Il Torino di Novo e il “quarto d’ora granata”

Dal Venezia dei miracoli verrà quindi prelevato, con l’amico Loik, da Ferruccio Novo, già intento ad allestire il sogno del Grande Torino. I sette anni che trascorrerà in Piemonte saranno eccezionali per gioco e intensità, reti e presenze. In quei campionati di guerra il Torino Fiat detta legge anche se il titolo lo sfiora soltanto. La consacrazione avviene nel 1945, al termine del conflitto, con la ripresa dei massimi tornei, del Campionato Alta Italia e del Campionato Nazionale. A Torino sono nel frattempo arrivati altri straordinari fuoriclasse come Valerio Bacigalupo, Mario Rigamonti, Aldo Ballarin ed Eusebio Castigliano e quella squadra diventa imbattibile, uno squadrone che gioca a tutto campo alternando momenti di sapiente gestione del gioco ad altri di furente spirito agonistico grazie ai quali risolve tutti i match più difficili. Nasce ufficialmente il tanto temuto “quarto d’ora granata”, un irresistibile tour de force finale che rovescia spesso i risultati. Di tutto questo, della inarrestabile macchina da gol e soprattutto di questo indomito spirito battagliero, Valentino è il primo interprete nonchè l’assoluto protagonista.

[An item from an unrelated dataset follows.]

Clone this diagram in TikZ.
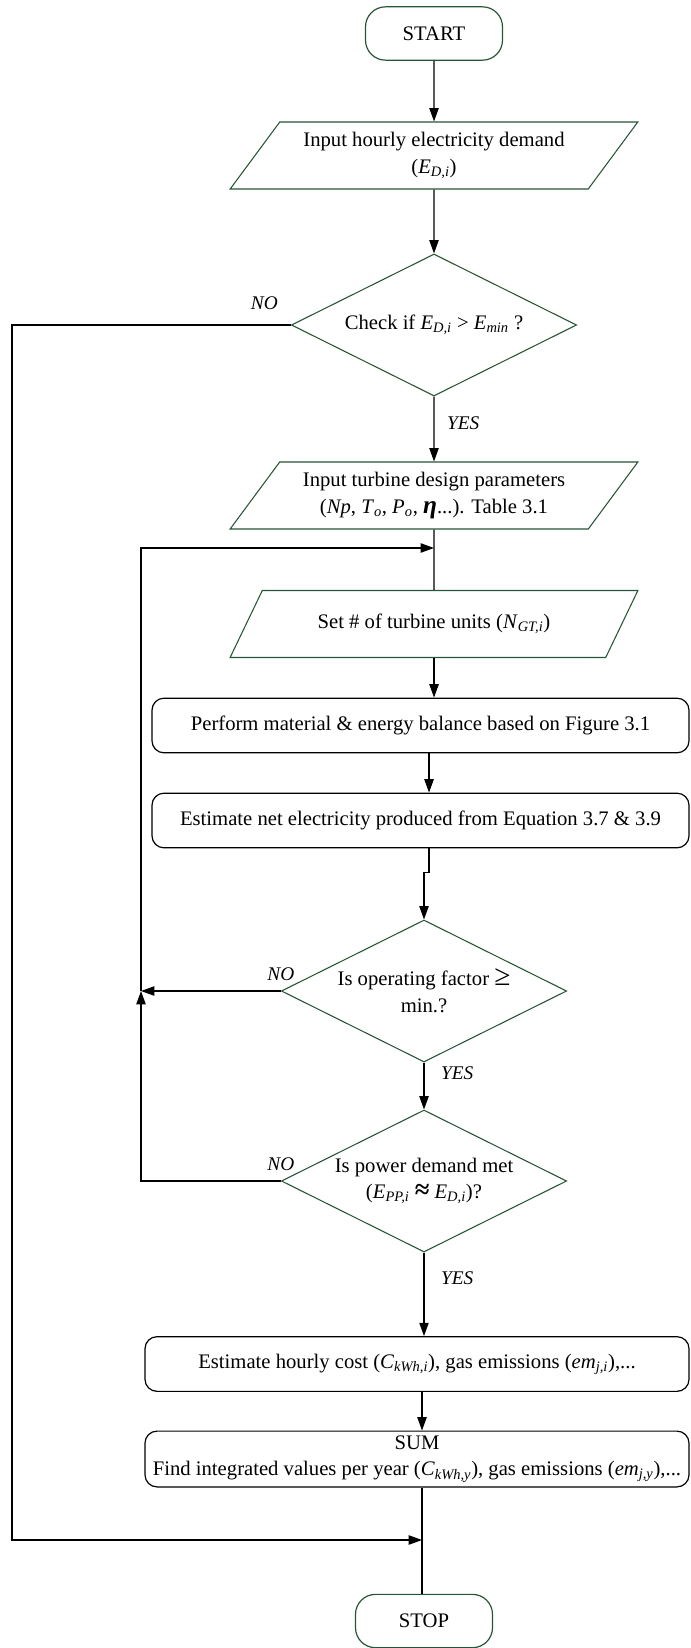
\documentclass[tikz,border=0pt]{standalone}
\usepackage{fontspec}
\setmainfont{Liberation Serif}
\usetikzlibrary{positioning,calc,arrows.meta,shapes.geometric}
\definecolor{boxgreen}{RGB}{40,85,55}
\newcommand{\vsub}[2]{\textit{#1}\textsubscript{\textit{#2}}}
\newcommand{\boxfont}{\fontsize{15.5}{20}\selectfont}

\begin{document}
\begin{tikzpicture}[x=0.75pt,y=-0.75pt,
  term/.style={draw=boxgreen,line width=0.9pt,rounded corners=15pt,minimum width=102.75pt,
               minimum height=40pt,font=\boxfont},
  io/.style={draw=boxgreen,line width=0.8pt,trapezium,trapezium left angle=52.7,
             trapezium right angle=127.3,trapezium stretches=true,minimum width=306pt,
             minimum height=50.25pt,align=center,inner xsep=0pt,font=\boxfont},
  dec/.style={draw=boxgreen,line width=0.8pt,diamond,aspect=2,minimum width=214pt,
              minimum height=106.5pt,align=center,inner sep=0pt,font=\boxfont},
  proc/.style={draw,line width=0.9pt,rounded corners=9pt,minimum height=41pt,
               align=center,font=\boxfont},
  arr/.style={-{Triangle[length=10pt,width=7pt]},line width=0.9pt},
  lnk/.style={line width=0.9pt},
  lbl/.style={font=\fontsize{14.5}{16}\selectfont\itshape}]
  \useasboundingbox (0,0) rectangle (690,1648);
  \node[term] (start) at (434,33.5) {START};
  \node[io] (inp1) at (434,155.5) {Input hourly electricity demand\\(\vsub{E}{D,i})};
  \node[dec] (chk1) at (434,325) {Check if \vsub{E}{D,i} > \vsub{E}{min} ?};
  \node[io] (inp2) at (434,495.5) {Input turbine design parameters\\
    (\textit{Np}, \vsub{T}{o}, \vsub{P}{o}, {\bfseries\itshape\fontsize{19}{20}\selectfont η}...). Table 3.1};
  \node[io] (inp3) at (434,624) {Set \# of turbine units (\vsub{N}{GT,i})};
  \node[proc,minimum width=402.75pt] (bal) at (420.5,725.5) {Perform material \& energy balance based on Figure 3.1};
  \node[proc,minimum width=402.75pt] (net) at (420.5,820.5) {Estimate net electricity produced from Equation 3.7 \& 3.9};
  \node[dec] (chk2) at (424,991) {Is operating factor {\fontsize{22}{20}\selectfont ≥}\\min.?};
  \node[dec] (chk3) at (424,1181) {Is power demand met\\
    (\vsub{E}{PP,i} {\bfseries\fontsize{20}{20}\selectfont ≈} \vsub{E}{D,i})?};
  \node[proc,minimum width=408pt] (cost) at (417,1364) {Estimate hourly cost (\vsub{C}{kWh,i}), gas emissions (\vsub{em}{j,i}),...};
  \node[proc,minimum width=408pt] (sum) at (417,1459) {SUM\\Find integrated values per year (\vsub{C}{kWh,y}), gas emissions (\vsub{em}{j,y}),...};
  \node[term] (stop) at (424,1621) {STOP};
  \coordinate (j1) at (434,548);
  \coordinate (j3) at (141,991);
  \coordinate (j2) at (422,1540);
  \coordinate (edge) at (12,325);
  % main column
  \draw[arr] (start) -- (inp1);
  \draw[arr] (inp1) -- (chk1);
  \draw[arr] (chk1) -- node[lbl,right=6pt,pos=0.41]{YES} (inp2);
  \draw[lnk] (inp2) -- (inp3);
  \draw[arr] (inp3.south) -- (inp3.south |- bal.north);
  \draw[arr] ([xshift=6.4pt]bal.south) -- ([xshift=6.4pt]net.north);
  \draw[arr] ([xshift=6.4pt]net.south) -- ++(0,24) -| (chk2.north);
  \draw[arr] (chk2) -- node[lbl,right=9pt,pos=0.23]{YES} (chk3);
  \draw[arr] (chk3.south) -- node[lbl,right=9pt,pos=0.31]{YES} (chk3.south |- cost.north);
  \draw[arr] (cost.south -| j2) -- (sum.north -| j2);
  \draw[lnk] (sum.south -| j2) -- (stop.north -| j2);
  % loops back
  \draw[arr] (chk1.west) -- node[lbl,pos=0,above left=8pt and 6pt]{NO} (edge) |- (j2);
  \draw[arr] (chk2.west) -- node[lbl,pos=0,above=4pt]{NO} (j3);
  \draw[arr] (chk3.west) -| node[lbl,pos=0,above=4pt]{NO} (j3);
  \draw[arr] (j3) |- (j1);
\end{tikzpicture}
\end{document}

Un regista, un mediano, una mezzala e un attaccante

Mazzola è l’uomo ovunque del Grande Torino: è un combattente nato, bravo a contrastare, a rubare palla e a impostare il gioco, a dirigere sapientemente i cambi di ritmo ed a innescare le punte sino a concludere nello specchio della porta con impressionante regolarità. Valentino ha due piedi d’oro con cui calcia forte e preciso, sa saltare l’avversario in velocità, possiede una naturale visione di gioco oltre a tecnica e potenza fisica. Valentino gioca in qualsiasi parte del campo. All’occorrenza fa il regista, il mediano, la mezzala e l’attaccante. In qualunque ruolo venga schierato è sempre impossibile da marcare. Perché Mazzola è la quint’essenza del calcio moderno. Valentino non molla mai, gioca sempre sino al 95esimo, incitando e richiamando all’ordine i compagni.

Un destino interrotto

Chissà dove sarebbe arrivato se quella maledetta nebbia sopra Torino non l’avesse inghiottito per sempre con i compagni di squadra il pomeriggio del 4 maggio 1949 mentre stava tornando in aereo da Lisbona, dove aveva festeggiato il ritiro dell’amico portoghese Francisco Ferreira. Chissà, se come si sussurrava da tempo nel giro, sarebbe davvero passato all’Internazionale, chissà cosa avrebbe fatto ai Mondiali, chissà se avrebbe continuato a vendere i suoi famosi e rinomati palloni di duro cuoio cucito a mano. Chissà. Un pezzo rilevante della storia del calcio italiano scompare purtroppo nella tragedia di Superga e a noi non resta altro che immaginare come sarebbe potuta continuare la sua incredibile parabola. “Devo dire che considero il calcio un gioco molto semplice, in cui si puo’ vincere se non si gioca sempre nel medesimo modo. Si possono aggiungere delle varianti per dare piu’ dinamismo. Si puo’ anche improvvisare fuori dalle basi classiche. Sono dell’opinione che il calcio moderno deve avere la caratteristica vincente del gioco di squadra. Correre molto e arrivare a mezzo cammino non sempre e’ utile. E’ meglio correre meno, portare via piu’ tempo agli avversari e arrivare con piu’ precisione sulla palla. Questa per me e’ la vera rapidita’.